UNITED STATES COURT OF APPEALS FOR THE SEVENTH CIRCUIT


decided: May 3, 1972.

UNITED STATES OF AMERICA, PLAINTIFF-APPELLEE,
v.
CHARLES J. SCHWARZ ET AL., DEFENDANTS-APPELLANTS, AND FREMONT C. WOLLER ET AL., DEFENDANTS

Swygert, Chief Judge, Hastings, Senior Circuit Judge, and Kiley, Circuit Judge.

Author: Hastings

HASTINGS, Senior Circuit Judge.

The United States of America filed this action seeking a decree to quiet title to certain real estate in Wisconsin on behalf of the heirs of a Chippewa Indian patentee of the land as the result of adverse claims and actions of an adjacent landowner. Following a trial to the court,*fn1 without the intervention of a jury, the trial court made detailed findings of fact, stated its conclusions of law in an unpublished memorandum opinion and entered a judgment and decree thereon favorable to the plaintiff. Defendants Schwarz and Yeschek alone have appealed from the entire judgment, except that part thereof which dismissed the cross-complaint of defendants Woller and Reinhardt against them. We affirm.
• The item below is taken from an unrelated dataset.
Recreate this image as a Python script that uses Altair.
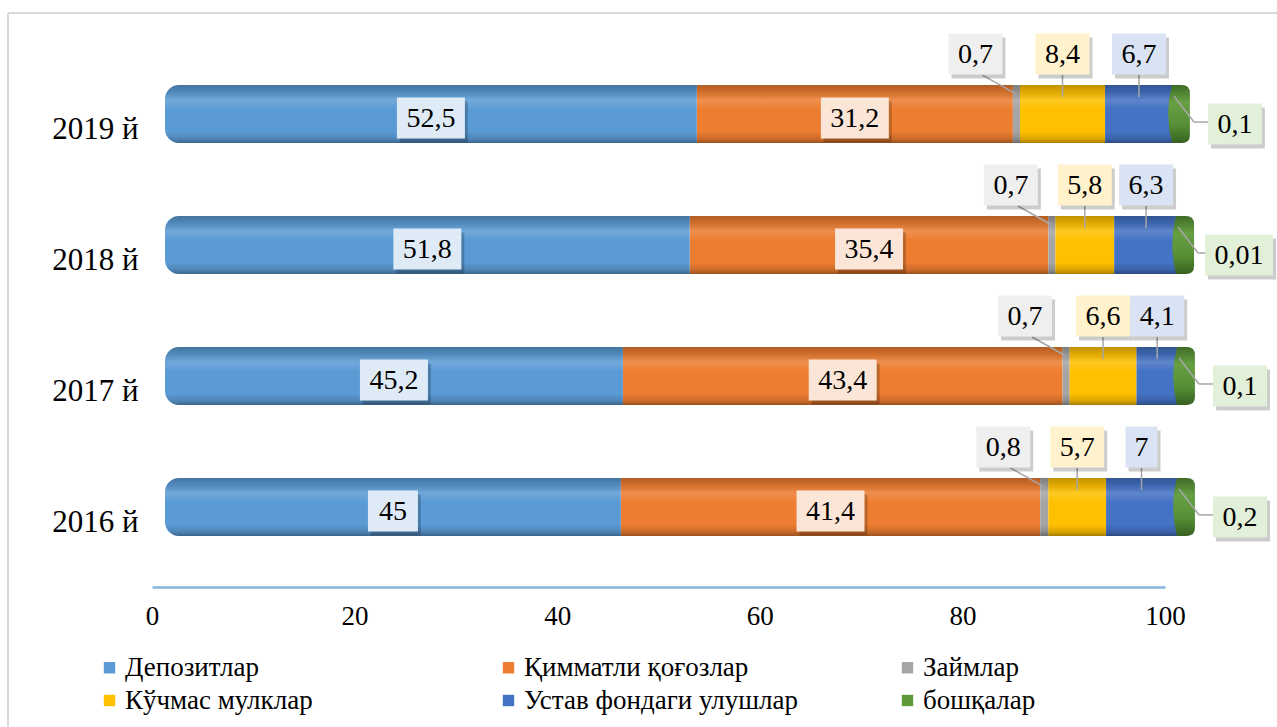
import altair as alt
import pandas as pd

# ---- data ----
years = ["2019 й", "2018 й", "2017 й", "2016 й"]
categories = ["Депозитлар", "Қимматли қоғозлар", "Займлар",
              "Кўчмас мулклар", "Устав фондаги улушлар", "бошқалар"]
deposits = [52.5, 51.8, 45.2, 45]
securities = [31.2, 35.4, 43.4, 41.4]
loans = [0.7, 0.7, 0.7, 0.8]
real_estate = [8.4, 5.8, 6.6, 5.7]
charter = [6.7, 6.3, 4.1, 7]
other = [0.1, 0.01, 0.1, 0.2]
x_ticks = [0, 20, 40, 60, 80, 100]

# ---- styles ----
bar_colors = ["#5B9BD5", "#ED7D31", "#A5A5A5", "#FFC000", "#4472C4", "#5E9A3A"]
box_colors = ["#DEEBF7", "#FBE5D6", "#EFEFEF", "#FFF2CC", "#DAE3F3", "#E2F0D9"]
FONT = "'Liberation Serif', 'Times New Roman', 'DejaVu Serif', serif"
SHIFT = 13          # 3-D depth shift of the bars relative to the axis
W, H = 1013, 553
PAD_L, PAD_T = 152, 34

series = [deposits, securities, loans, real_estate, charter, other]
rows = []
tot_rows = []
for yi, yr in enumerate(years):
    cum = 0.0
    for ci, cat in enumerate(categories):
        v = series[ci][yi]
        lab = f"{v:g}".replace(".", ",")
        rows.append(dict(year=yr, cat=cat, value=v, start=cum, end=cum + v,
                         mid=cum + v / 2, label=lab, nch=str(len(lab))))
        cum += v
    tot_rows.append(dict(year=yr, base=0.0, total=cum))
df = pd.DataFrame(rows)
tot = pd.DataFrame(tot_rows)

xscale = alt.Scale(domain=[0, 100], nice=False, zero=False)
yscale = alt.Scale(domain=years, paddingInner=0.557, paddingOuter=0.39)
xaxis = alt.Axis(values=x_ticks, ticks=False, grid=False, domainColor="#86B3E0",
                 domainWidth=2.5, labelFont=FONT, labelFontSize=27, labelColor="#000",
                 labelPadding=16, labelFlush=False, title=None)
yaxis = alt.Axis(title=None, domain=False, ticks=False, labelFont=FONT,
                 labelFontSize=31, labelColor="#000", labelPadding=14, labelOffset=16)
legend = alt.Legend(orient="none", legendX=-56, legendY=620, columns=3, direction="horizontal",
                    gridAlign="all", columnPadding=96, rowPadding=5, title=None,
                    labelFont=FONT, labelFontSize=27, labelColor="#000", labelLimit=0,
                    labelOffset=2, symbolType="square", symbolSize=130, symbolStrokeWidth=0)
cscale = alt.Scale(domain=categories, range=bar_colors)

X = lambda f: alt.X(f"{f}:Q", scale=xscale, axis=xaxis)
Y = alt.Y("year:N", sort=years, scale=yscale, axis=yaxis)

base = alt.Chart(df)

bars_rest = base.transform_filter(
    alt.FieldOneOfPredicate(field="cat", oneOf=categories[1:])
).mark_bar(xOffset=SHIFT, x2Offset=SHIFT).encode(
    x=X("start"), x2="end:Q", y=Y,
    color=alt.Color("cat:N", scale=cscale, legend=legend, sort=categories))

bars_dep = base.transform_filter(
    alt.FieldEqualPredicate(field="cat", equal=categories[0])
).mark_bar(xOffset=SHIFT, x2Offset=SHIFT, cornerRadiusTopLeft=14,
           cornerRadiusBottomLeft=14).encode(
    x=X("start"), x2="end:Q", y=Y,
    color=alt.Color("cat:N", scale=cscale, legend=legend, sort=categories))

shade = alt.Gradient(gradient="linear", x1=0, x2=0, y1=0, y2=1, stops=[
    alt.GradientStop(offset=0, color="rgba(0,0,0,0.25)"),
    alt.GradientStop(offset=0.12, color="rgba(0,0,0,0.12)"),
    alt.GradientStop(offset=0.26, color="rgba(255,255,255,0.14)"),
    alt.GradientStop(offset=0.42, color="rgba(255,255,255,0)"),
    alt.GradientStop(offset=0.8, color="rgba(0,0,0,0)"),
    alt.GradientStop(offset=0.93, color="rgba(0,0,0,0.15)"),
    alt.GradientStop(offset=1, color="rgba(0,0,0,0.35)"),
])
overlay = alt.Chart(tot).mark_bar(color=shade, xOffset=SHIFT, x2Offset=SHIFT,
                                  cornerRadiusTopLeft=14, cornerRadiusBottomLeft=14).encode(
    x=X("base"), x2="total:Q", y=Y)

CAP = ("M -0.07,-1 L 0.27,-1 Q 0.55,-1 0.55,-0.72 L 0.55,0.72 Q 0.55,1 0.27,1 "
       "L -0.07,1 Q -0.33,0 -0.07,-1 Z")
cap_fill = alt.Gradient(gradient="linear", x1=0, x2=0, y1=0, y2=1, stops=[
    alt.GradientStop(offset=0, color="#3F6B26"),
    alt.GradientStop(offset=0.3, color="#67A043"),
    alt.GradientStop(offset=0.7, color="#558E35"),
    alt.GradientStop(offset=1, color="#37601F"),
])
cap = alt.Chart(tot).mark_point(shape=CAP, size=58 ** 2, filled=True, fill=cap_fill,
                                opacity=1, strokeWidth=0, xOffset=SHIFT).encode(
    x=X("total"), y=Y)

LINE = dict(color="#A6A6A6", strokeWidth=1.5)

def only(cats):
    return base.transform_filter(alt.FieldOneOfPredicate(field="cat", oneOf=cats))

lead_up = only(categories[3:5]).mark_rule(xOffset=SHIFT, x2Offset=SHIFT, yOffset=-39,
                                          y2Offset=-17, **LINE).encode(
    x=X("mid"), x2="mid:Q", y=Y, y2="year:N")
lead_loan = only([categories[2]]).mark_rule(xOffset=SHIFT - 34, x2Offset=SHIFT, yOffset=-39,
                                            y2Offset=-20, **LINE).encode(
    x=X("mid"), x2="mid:Q", y=Y, y2="year:N")
lead_oth_h = only([categories[5]]).mark_rule(xOffset=SHIFT + 34, x2Offset=SHIFT + 20,
                                             yOffset=8, y2Offset=8, **LINE).encode(
    x=X("end"), x2="end:Q", y=Y, y2="year:N")
lead_oth_d = only([categories[5]]).mark_rule(xOffset=SHIFT + 20, x2Offset=SHIFT, yOffset=8,
                                             y2Offset=-18, **LINE).encode(
    x=X("end"), x2="end:Q", y=Y, y2="year:N")

box_w = {"1": 32, "2": 50, "3": 54, "4": 68}
BOX_H = 41
def box_path(w):
    hw = w / 70
    hh = BOX_H / 70
    return f"M {-hw:.3f},{-hh:.3f} L {hw:.3f},{-hh:.3f} L {hw:.3f},{hh:.3f} L {-hw:.3f},{hh:.3f} Z"
shape_scale = alt.Scale(domain=list(box_w), range=[box_path(w) for w in box_w.values()])
fill_scale = alt.Scale(domain=categories, range=box_colors)

def labels(cats, field, dx, dy):
    src = only(cats)
    shadow = src.mark_point(filled=True, opacity=0.2, color="#000", size=4900, strokeWidth=0,
                            xOffset=SHIFT + dx + 3, yOffset=dy + 4).encode(
        x=X(field), y=Y, shape=alt.Shape("nch:N", scale=shape_scale, legend=None))
    box = src.mark_point(filled=True, opacity=1, size=4900, strokeWidth=0,
                         xOffset=SHIFT + dx, yOffset=dy).encode(
        x=X(field), y=Y, shape=alt.Shape("nch:N", scale=shape_scale, legend=None),
        fill=alt.Fill("cat:N", scale=fill_scale, legend=None))
    txt = src.mark_text(font=FONT, fontSize=28, color="#000", baseline="middle",
                        align="center", xOffset=SHIFT + dx, yOffset=dy + 1).encode(
        x=X(field), y=Y, text="label:N")
    return [shadow, box, txt]

label_layers = (labels(categories[0:2], "mid", 0, 4)
                + labels([categories[2]], "mid", -41, -60)
                + labels(categories[3:5], "mid", 0, -60)
                + labels([categories[5]], "end", 61, 10))

# chart-area frame (decoration only, left and top edges visible in the reference)
frame_l = alt.Chart(tot).mark_rule(color="#D9D9D9", strokeWidth=2).encode(
    x=alt.value(8 - PAD_L), y=alt.value(13 - PAD_T), y2=alt.value(727 - PAD_T))
frame_t = alt.Chart(tot).mark_rule(color="#D9D9D9", strokeWidth=2).encode(
    x=alt.value(8 - PAD_L), x2=alt.value(1277 - PAD_L), y=alt.value(13 - PAD_T))

chart = alt.layer(
    frame_l, frame_t,
    bars_rest, bars_dep, overlay, cap, lead_up, lead_loan, lead_oth_h, lead_oth_d,
    *label_layers
).properties(
    width=W, height=H, autosize="none",
    padding={"left": PAD_L, "top": PAD_T, "right": 1277 - PAD_L - W, "bottom": 727 - PAD_T - H},
).configure(background="white", view=alt.ViewConfig(stroke=None))

chart.save("out.html", embed_options={"renderer": "svg", "actions": False})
For purposes of clarity and identification we deem it advisable to set out in full the findings of fact made by the district court:

"Facts.

The subdivision lines in Township 40 North, Range 4 East, 4th Principal Meridian, Vilas County, in this Western District of Wisconsin, were surveyed from July 22, 1865, through July 31, 1865. The plat of survey for this township was approved October 15, 1865 and is the official plat of this township. There have been no subsequent official surveys or resurveys. Government Lots 4 and 5 were shown in said plat of survey as they appear in the following diagram:

[]

The acreage of Lot 4 is shown on the plat of survey as 57.7, and that of Lot 5 as 54.4. The line dividing Lots 4 and 5, as shown on the plat, coincides with the quarter-section line of Section 23. The irregularly shaped line along what appear to be the eastern edges of Lots 4 and 5 represents a rough approximation of the meander lines described in the surveyor's notes; the meander lines, in turn, were intended to assist in determining the approximate size of the said lots by indicating the approximate location of the shore line of a lake which has since come to be known as Tippecanoe Lake.

The actual boundary of Tippecanoe Lake as it existed in 1961, and at the time of trial, and the meander line as described in 1865, are as they appear in diagram B, on the following page.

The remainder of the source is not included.